:: DO THIS ::
Locate each line with the string "matplotlib" in the listing below and copy it.

-----

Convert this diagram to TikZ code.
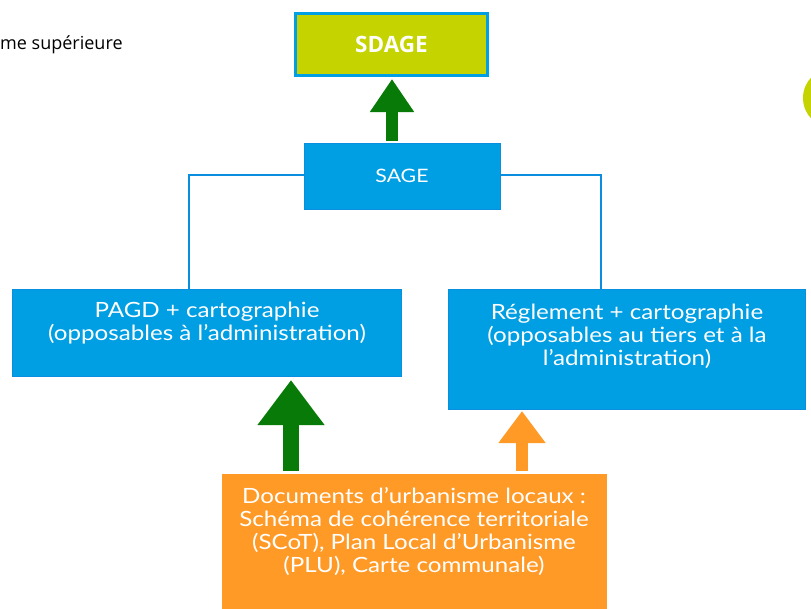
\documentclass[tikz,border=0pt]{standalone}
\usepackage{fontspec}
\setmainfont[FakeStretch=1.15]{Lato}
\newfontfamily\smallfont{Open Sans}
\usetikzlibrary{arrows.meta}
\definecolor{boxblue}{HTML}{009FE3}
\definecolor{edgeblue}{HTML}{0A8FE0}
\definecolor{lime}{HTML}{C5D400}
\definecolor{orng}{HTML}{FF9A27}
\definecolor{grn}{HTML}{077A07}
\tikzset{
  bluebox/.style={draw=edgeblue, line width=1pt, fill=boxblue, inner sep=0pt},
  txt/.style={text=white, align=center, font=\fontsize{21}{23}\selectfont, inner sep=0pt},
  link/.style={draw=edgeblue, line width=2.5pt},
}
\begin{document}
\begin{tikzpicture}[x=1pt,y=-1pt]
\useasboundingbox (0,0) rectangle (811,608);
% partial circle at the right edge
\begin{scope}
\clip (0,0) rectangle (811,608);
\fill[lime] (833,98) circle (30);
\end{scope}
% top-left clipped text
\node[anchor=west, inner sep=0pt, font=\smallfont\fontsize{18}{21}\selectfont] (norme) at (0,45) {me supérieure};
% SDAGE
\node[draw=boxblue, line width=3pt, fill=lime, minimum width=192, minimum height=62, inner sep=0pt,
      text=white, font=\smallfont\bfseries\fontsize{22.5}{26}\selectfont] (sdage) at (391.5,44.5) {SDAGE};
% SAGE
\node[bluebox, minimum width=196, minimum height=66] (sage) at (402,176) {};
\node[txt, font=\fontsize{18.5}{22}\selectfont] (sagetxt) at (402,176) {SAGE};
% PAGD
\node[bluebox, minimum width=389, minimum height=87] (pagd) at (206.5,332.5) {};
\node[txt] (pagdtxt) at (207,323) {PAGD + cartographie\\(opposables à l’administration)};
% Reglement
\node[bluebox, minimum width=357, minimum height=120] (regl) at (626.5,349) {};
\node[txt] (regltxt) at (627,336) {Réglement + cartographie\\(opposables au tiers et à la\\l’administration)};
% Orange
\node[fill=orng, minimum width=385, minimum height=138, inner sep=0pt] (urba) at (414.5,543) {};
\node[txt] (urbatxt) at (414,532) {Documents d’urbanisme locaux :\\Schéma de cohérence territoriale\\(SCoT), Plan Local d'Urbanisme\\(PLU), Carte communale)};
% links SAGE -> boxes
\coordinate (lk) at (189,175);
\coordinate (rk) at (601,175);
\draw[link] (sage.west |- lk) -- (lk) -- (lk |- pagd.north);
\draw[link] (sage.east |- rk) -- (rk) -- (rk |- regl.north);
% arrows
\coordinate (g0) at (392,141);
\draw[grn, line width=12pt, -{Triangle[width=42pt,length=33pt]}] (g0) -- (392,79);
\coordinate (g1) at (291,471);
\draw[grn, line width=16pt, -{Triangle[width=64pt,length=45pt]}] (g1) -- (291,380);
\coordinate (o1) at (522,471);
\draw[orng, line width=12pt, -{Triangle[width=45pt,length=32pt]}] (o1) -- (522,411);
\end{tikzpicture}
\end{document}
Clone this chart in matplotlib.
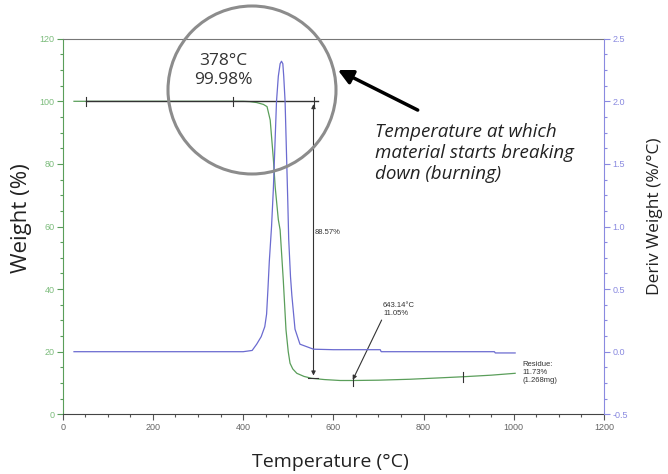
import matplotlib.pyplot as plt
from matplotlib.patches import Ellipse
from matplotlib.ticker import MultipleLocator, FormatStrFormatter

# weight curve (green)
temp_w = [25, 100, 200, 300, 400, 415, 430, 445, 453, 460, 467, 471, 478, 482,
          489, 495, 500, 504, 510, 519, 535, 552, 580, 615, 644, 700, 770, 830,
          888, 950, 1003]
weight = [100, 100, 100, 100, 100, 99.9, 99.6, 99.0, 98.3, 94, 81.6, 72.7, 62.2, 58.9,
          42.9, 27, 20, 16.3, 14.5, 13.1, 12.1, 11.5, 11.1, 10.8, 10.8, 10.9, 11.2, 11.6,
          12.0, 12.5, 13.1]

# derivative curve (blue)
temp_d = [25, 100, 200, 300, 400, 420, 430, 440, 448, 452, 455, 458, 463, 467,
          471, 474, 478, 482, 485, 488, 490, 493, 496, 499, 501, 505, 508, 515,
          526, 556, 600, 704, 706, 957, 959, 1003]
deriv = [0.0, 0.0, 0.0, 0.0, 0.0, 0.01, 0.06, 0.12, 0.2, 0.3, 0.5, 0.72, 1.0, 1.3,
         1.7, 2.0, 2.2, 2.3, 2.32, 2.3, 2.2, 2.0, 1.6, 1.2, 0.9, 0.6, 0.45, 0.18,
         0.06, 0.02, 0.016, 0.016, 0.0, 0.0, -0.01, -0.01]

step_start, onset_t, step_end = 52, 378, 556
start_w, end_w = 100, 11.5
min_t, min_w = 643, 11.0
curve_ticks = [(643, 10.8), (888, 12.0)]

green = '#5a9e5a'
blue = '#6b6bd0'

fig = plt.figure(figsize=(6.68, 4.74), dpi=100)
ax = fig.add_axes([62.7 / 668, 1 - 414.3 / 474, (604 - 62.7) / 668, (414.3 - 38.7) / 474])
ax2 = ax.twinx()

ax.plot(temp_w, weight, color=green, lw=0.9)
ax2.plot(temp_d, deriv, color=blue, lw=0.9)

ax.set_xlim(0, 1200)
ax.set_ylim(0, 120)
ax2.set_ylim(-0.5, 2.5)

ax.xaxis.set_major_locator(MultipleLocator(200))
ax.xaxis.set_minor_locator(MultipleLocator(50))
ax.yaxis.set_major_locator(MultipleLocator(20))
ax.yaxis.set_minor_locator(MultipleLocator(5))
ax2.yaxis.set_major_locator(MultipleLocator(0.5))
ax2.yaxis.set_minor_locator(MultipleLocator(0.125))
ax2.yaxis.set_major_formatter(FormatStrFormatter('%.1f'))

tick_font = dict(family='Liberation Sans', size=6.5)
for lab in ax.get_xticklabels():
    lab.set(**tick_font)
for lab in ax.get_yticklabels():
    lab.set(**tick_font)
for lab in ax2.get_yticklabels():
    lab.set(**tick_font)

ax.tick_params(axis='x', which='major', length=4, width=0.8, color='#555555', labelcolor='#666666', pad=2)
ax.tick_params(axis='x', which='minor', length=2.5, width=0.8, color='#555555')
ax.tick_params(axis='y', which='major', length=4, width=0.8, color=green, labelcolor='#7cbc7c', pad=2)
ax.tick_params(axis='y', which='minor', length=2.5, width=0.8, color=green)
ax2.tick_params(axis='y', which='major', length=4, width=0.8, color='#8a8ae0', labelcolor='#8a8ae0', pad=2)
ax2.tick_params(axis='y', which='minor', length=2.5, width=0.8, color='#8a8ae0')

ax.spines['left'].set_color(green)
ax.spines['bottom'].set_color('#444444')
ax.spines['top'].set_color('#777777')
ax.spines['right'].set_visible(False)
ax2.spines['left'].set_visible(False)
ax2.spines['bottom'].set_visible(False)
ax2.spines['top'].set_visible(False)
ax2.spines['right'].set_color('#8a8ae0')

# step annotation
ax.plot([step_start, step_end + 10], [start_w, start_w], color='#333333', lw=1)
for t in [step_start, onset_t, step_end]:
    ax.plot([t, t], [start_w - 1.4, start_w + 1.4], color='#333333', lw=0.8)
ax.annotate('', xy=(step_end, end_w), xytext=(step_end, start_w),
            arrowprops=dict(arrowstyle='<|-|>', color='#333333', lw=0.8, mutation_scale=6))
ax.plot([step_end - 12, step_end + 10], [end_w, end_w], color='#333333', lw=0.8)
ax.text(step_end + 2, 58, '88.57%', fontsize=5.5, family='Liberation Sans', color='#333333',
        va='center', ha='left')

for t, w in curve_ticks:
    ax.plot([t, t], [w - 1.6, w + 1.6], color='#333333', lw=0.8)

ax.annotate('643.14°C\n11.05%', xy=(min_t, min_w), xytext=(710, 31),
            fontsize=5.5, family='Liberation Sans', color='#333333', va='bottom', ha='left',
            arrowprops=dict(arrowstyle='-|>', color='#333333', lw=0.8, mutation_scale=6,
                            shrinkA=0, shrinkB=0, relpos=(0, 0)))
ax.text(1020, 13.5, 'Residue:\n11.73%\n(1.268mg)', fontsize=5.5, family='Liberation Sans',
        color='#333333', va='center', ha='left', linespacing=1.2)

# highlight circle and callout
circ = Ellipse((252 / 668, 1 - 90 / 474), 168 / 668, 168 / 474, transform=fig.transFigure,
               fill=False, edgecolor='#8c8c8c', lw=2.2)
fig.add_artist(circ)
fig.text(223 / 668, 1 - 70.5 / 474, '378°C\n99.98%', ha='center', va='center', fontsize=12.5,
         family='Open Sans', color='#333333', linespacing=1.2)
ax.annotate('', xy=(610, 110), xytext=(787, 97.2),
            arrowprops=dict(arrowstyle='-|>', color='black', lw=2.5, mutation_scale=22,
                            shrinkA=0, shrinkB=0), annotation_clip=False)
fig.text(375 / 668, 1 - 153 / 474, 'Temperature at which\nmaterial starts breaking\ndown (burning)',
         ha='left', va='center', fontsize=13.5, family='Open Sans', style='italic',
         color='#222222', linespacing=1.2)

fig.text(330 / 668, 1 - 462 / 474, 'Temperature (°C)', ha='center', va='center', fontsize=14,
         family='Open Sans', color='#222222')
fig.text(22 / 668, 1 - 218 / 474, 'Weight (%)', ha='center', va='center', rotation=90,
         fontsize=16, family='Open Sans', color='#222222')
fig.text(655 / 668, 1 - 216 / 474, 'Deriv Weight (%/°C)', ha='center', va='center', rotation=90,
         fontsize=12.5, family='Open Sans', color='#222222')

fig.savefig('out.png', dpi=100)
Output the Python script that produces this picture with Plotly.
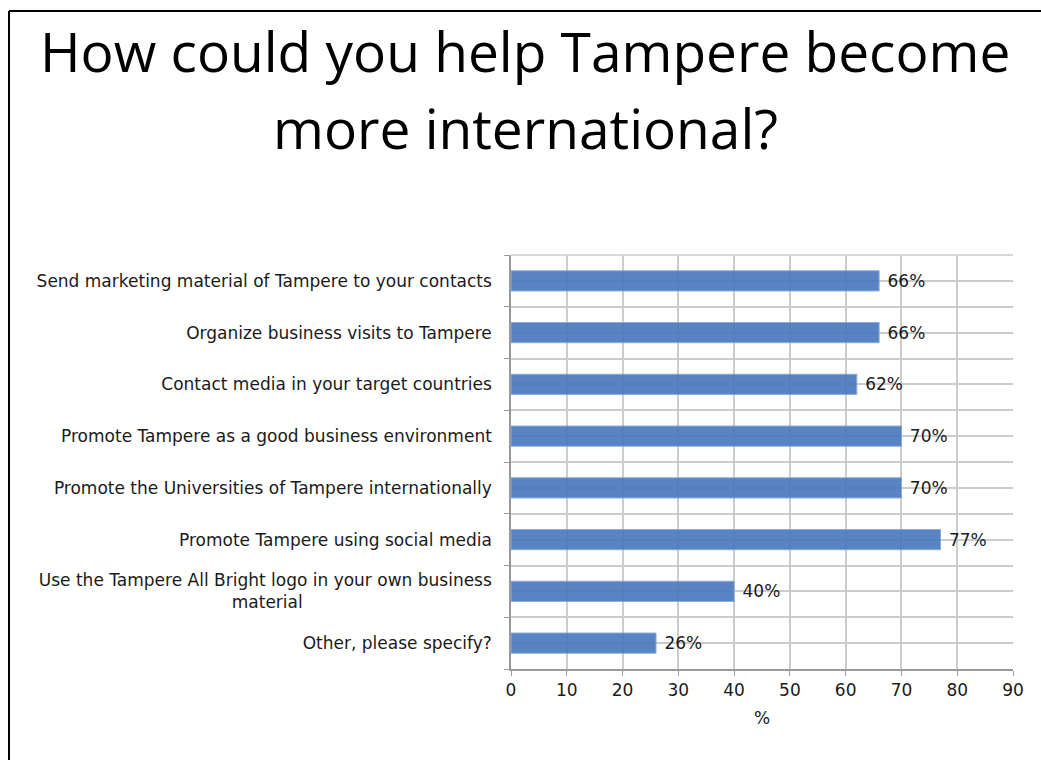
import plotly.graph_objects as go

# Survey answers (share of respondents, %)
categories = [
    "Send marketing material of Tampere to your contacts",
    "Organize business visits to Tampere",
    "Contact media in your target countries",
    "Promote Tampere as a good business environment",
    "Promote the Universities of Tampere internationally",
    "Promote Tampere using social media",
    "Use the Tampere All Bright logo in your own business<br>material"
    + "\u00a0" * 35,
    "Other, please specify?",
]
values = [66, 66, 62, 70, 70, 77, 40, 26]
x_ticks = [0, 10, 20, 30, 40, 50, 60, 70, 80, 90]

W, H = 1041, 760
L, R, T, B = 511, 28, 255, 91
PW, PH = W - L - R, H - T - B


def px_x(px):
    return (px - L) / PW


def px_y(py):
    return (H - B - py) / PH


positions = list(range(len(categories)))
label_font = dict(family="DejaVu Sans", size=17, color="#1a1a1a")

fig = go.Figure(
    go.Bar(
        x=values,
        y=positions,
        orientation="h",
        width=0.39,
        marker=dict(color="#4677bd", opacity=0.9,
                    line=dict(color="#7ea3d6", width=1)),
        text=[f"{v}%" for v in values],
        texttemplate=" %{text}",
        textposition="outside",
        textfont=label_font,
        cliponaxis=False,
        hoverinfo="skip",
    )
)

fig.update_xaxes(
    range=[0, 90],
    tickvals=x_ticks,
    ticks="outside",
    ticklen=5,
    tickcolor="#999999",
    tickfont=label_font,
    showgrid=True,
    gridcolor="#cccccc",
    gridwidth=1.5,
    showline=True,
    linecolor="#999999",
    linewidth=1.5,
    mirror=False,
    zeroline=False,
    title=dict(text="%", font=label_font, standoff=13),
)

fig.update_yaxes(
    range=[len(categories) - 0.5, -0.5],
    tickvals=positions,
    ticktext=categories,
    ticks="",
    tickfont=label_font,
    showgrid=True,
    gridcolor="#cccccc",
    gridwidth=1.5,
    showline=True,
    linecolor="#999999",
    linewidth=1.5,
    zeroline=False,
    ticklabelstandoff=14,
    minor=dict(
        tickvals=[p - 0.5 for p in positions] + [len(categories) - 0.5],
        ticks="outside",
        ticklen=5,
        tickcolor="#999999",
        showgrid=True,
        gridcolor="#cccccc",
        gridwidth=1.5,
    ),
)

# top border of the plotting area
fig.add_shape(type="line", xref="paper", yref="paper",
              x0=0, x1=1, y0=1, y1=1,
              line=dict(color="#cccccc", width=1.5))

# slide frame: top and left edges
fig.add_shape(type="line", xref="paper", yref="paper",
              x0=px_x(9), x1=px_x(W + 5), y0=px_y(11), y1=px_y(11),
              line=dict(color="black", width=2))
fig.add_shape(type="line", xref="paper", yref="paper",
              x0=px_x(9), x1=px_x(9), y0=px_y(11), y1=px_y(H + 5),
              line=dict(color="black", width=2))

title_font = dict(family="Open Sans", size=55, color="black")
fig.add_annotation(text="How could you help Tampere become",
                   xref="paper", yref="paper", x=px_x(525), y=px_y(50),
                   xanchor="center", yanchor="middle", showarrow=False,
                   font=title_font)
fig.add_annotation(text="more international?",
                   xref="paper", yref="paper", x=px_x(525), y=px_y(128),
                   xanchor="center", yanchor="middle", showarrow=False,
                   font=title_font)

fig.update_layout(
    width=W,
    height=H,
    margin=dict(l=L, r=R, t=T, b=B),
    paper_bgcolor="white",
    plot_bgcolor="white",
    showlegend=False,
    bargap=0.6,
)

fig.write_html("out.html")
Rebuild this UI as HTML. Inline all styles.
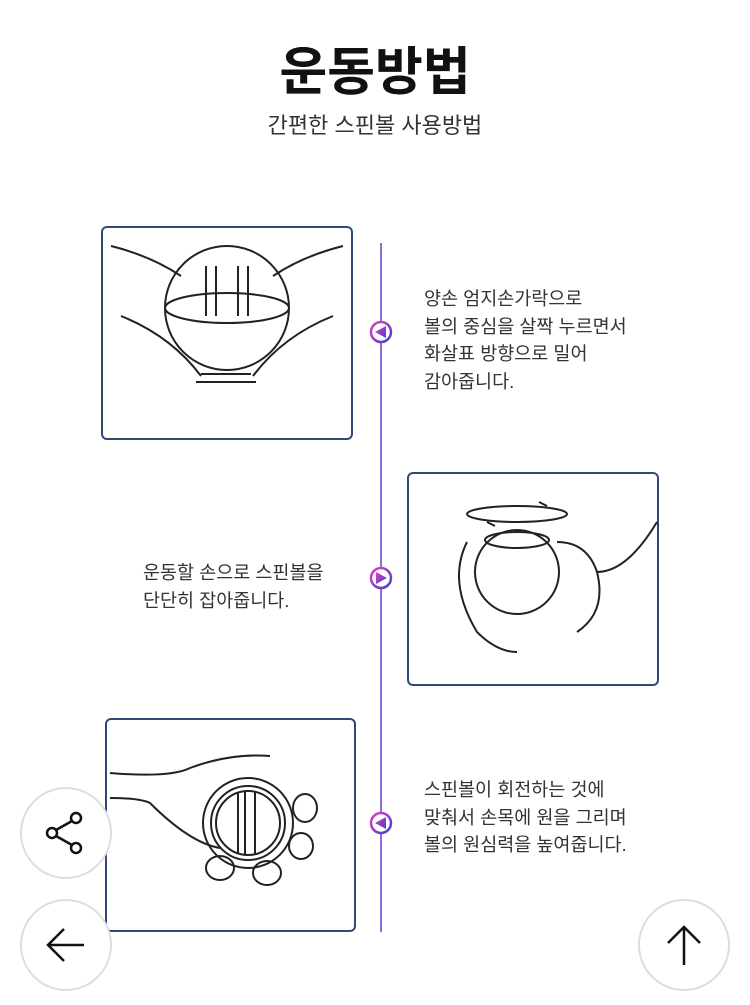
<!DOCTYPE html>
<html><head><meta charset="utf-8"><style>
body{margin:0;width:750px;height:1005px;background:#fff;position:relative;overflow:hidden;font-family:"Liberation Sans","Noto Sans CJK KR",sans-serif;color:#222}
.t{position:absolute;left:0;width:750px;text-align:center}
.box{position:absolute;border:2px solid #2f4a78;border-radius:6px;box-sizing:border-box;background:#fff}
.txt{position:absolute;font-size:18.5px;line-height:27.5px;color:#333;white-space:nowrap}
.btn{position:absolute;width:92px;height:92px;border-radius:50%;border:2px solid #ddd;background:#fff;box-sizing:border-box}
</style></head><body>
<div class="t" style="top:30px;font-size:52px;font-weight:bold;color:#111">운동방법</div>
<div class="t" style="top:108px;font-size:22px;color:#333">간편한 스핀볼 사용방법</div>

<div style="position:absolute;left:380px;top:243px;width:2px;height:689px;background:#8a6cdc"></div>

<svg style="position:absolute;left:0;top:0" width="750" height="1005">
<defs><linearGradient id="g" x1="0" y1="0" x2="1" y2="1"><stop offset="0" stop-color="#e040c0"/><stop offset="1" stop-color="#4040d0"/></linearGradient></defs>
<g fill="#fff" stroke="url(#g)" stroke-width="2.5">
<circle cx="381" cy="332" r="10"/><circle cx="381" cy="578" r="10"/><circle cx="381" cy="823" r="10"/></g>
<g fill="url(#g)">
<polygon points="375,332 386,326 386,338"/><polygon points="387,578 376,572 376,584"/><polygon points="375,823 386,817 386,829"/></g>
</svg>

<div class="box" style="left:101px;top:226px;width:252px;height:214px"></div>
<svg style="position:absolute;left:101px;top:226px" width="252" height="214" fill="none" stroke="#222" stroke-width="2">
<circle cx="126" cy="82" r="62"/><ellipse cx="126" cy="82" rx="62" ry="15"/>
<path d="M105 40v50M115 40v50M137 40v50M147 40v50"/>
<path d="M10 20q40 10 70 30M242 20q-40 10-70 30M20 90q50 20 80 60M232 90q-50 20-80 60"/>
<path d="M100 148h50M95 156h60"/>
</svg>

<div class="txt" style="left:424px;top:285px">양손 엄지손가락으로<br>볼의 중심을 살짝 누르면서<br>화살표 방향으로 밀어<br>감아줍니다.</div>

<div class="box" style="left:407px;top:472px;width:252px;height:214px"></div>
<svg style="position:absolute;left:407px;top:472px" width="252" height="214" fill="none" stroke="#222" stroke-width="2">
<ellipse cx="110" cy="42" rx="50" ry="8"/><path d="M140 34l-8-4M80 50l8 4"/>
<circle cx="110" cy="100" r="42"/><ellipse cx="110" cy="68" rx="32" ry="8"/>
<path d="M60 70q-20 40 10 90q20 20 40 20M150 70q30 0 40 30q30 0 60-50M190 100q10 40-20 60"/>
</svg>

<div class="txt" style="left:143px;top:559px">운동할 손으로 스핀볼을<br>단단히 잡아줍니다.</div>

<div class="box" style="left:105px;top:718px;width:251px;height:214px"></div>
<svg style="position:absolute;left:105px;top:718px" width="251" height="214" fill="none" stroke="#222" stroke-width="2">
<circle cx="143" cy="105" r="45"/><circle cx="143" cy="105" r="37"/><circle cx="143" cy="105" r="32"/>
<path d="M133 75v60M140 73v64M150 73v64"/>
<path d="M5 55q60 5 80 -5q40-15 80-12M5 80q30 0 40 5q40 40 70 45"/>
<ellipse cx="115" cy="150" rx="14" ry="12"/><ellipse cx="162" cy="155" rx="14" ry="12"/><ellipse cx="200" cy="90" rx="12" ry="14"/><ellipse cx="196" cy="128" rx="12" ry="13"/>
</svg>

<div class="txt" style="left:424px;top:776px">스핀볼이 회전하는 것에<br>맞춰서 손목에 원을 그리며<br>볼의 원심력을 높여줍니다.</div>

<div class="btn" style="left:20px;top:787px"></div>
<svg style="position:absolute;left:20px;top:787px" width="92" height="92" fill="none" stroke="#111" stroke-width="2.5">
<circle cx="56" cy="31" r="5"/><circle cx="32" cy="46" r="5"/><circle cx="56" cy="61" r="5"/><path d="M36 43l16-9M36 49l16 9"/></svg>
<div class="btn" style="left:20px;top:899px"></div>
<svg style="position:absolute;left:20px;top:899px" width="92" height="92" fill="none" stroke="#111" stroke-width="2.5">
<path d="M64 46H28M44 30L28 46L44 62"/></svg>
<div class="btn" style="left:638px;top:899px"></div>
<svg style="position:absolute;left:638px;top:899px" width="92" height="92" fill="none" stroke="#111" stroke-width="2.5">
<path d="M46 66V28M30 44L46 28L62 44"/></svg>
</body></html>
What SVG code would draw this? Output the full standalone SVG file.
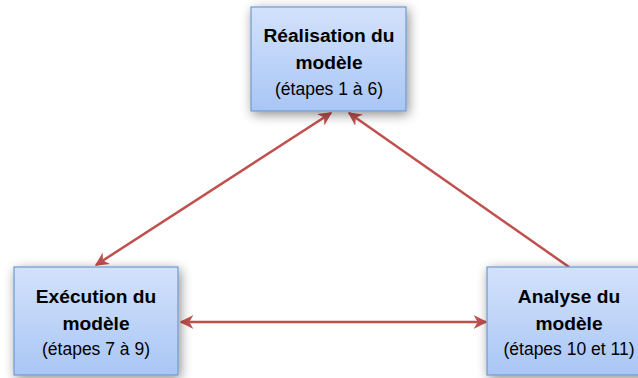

-----

:: RESULT OF THIS EXERCISE ::
Clone this chart in matplotlib.
import matplotlib.pyplot as plt
from matplotlib.patches import Ellipse
from matplotlib.ticker import MultipleLocator, FormatStrFormatter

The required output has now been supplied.